I [...] hate to fact-check you[,] but Wikipedia claims total motor vehicle deaths for the entire US was 42,196 for 2001, which works out to 811 per week, or 115.6 per day. Even if we round up, we'd have to assume that day to statistically have been exceptionally bad to account for almost an average month's worth of motor vehicle deaths through the entire country. (I couldn't find per-week statistics for motor vehicle deaths for the time period surrounding 9/11, as I'd expect them to be higher since nobody could fly for two days and many more people ended up on the road -- plus even more people were irrationally scared off of flying and ended up driving for weeks, or months, afterwards).

(Also I see that the total motor vehicle death toll for 2001 was lower than both 2000 AND 2002.)

What would be more interesting would be to see if you could correlate the increase in highway deaths to the costly and intrusive security theatre that the US has indulged in since then with a proportionate drop in flying, since if someone drives rather than flies, they are statistically more likely to be hurt (air travel is still has the lowest fatalities-per-passenger-mile-traveled) and compare THAT increased number to the 9/11 death toll (and then compare that number to the costs spent on security theatre, essentially calculating how much the US is spending per death to kill more of its citizens).
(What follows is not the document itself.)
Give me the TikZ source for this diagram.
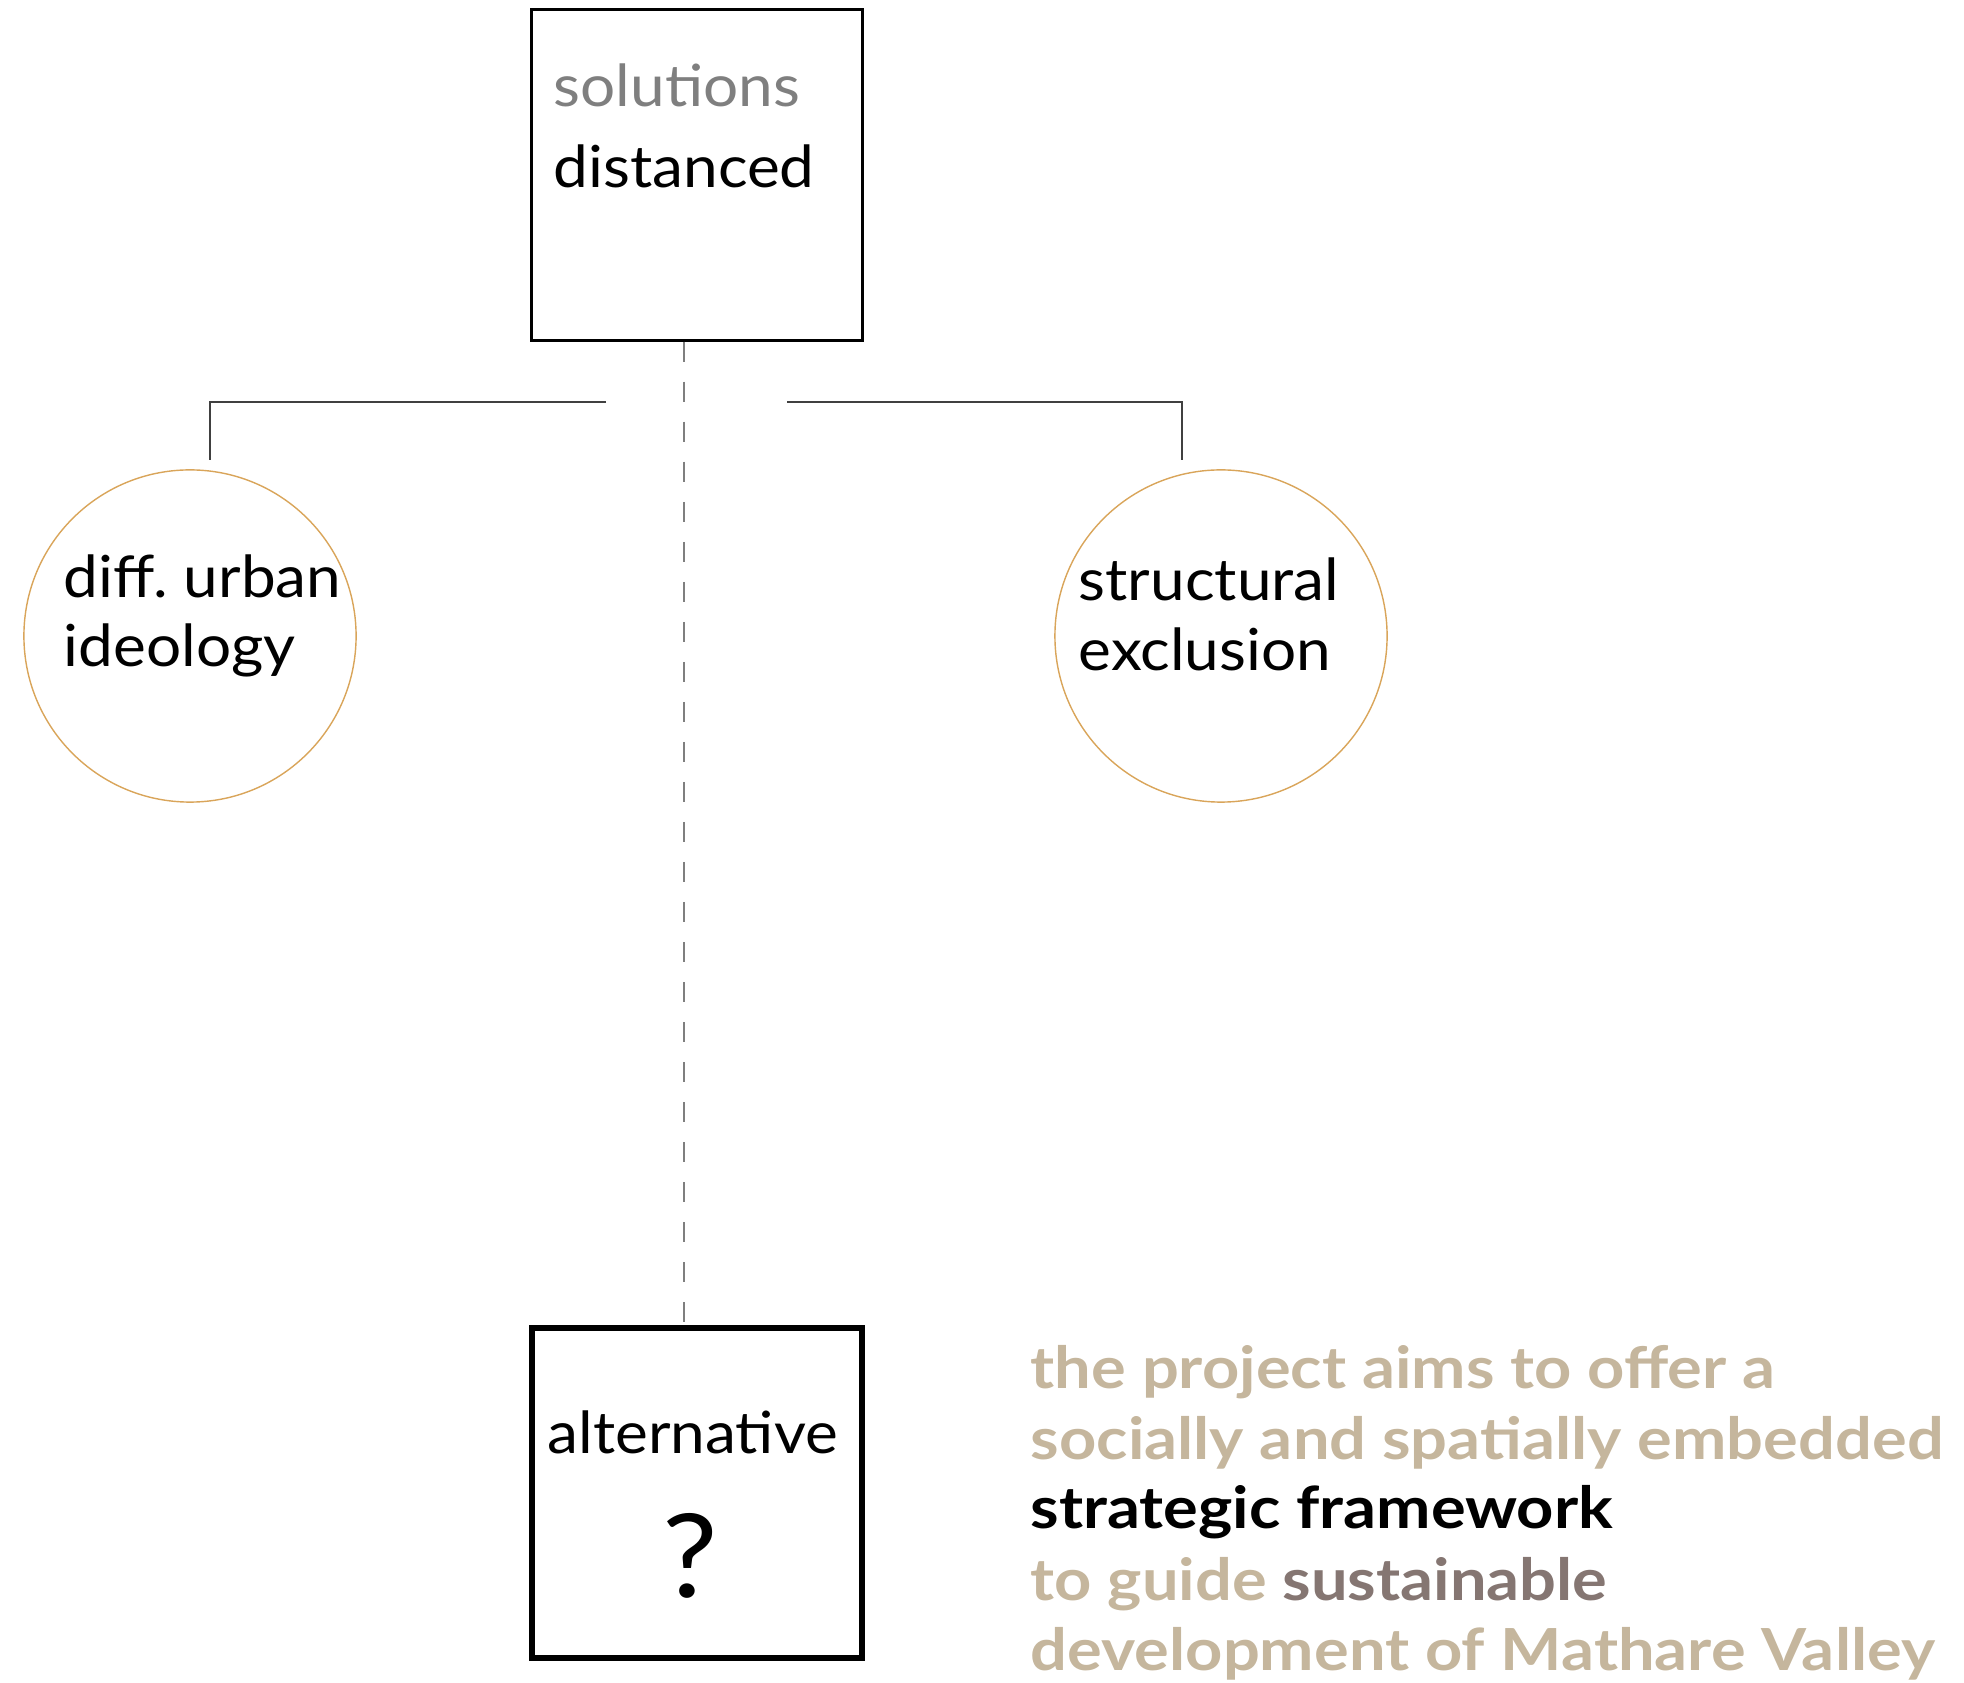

I'm not trying to disagree with you, I think it is high time the western world got over this stupid obsession. However in the long run, facts will beat hyperbole.

Update:
Worldwide, not US, but point taken.
My response:

Wikipedia again: It is often reported that air travel is the safest in terms of deaths per passenger mile. The National Transportation Safety Board (2006) reports 1.3 deaths per hundred million vehicle miles for travel by car, and 1.7 deaths per hundred million vehicle miles for travel by air. These are not passenger miles. If an airplane has 100 passengers, then the passenger miles are 100 times higher. The number of deaths per passenger mile on commercial airlines in the United States between 1995 and 2000 is about 3 deaths per 10 billion passenger miles.

Yahoo! Answers, quoting WebMD: There are about 56 million deaths each year worldwide. About 1.7 million are the result of traffic accidents. That would mean the percent of deaths around the world annually as a result of traffic accidents is about 3%.

Assuming these figures are correct, then that gives an average daily death toll of motor vehicles as 4657 (call it 4700). So world wide, your argument probably holds.

SkyscraperCity: The Geneva-based organization said 1,292 people died in plane crashes in 2006 -- a drop of 11 percent on the previous year.

It occurs to me that neither value can seriously be compared unless we see the passenger-mile-traveled for both types of transport.

But I think I'm beating a dead horse here, so I'm off.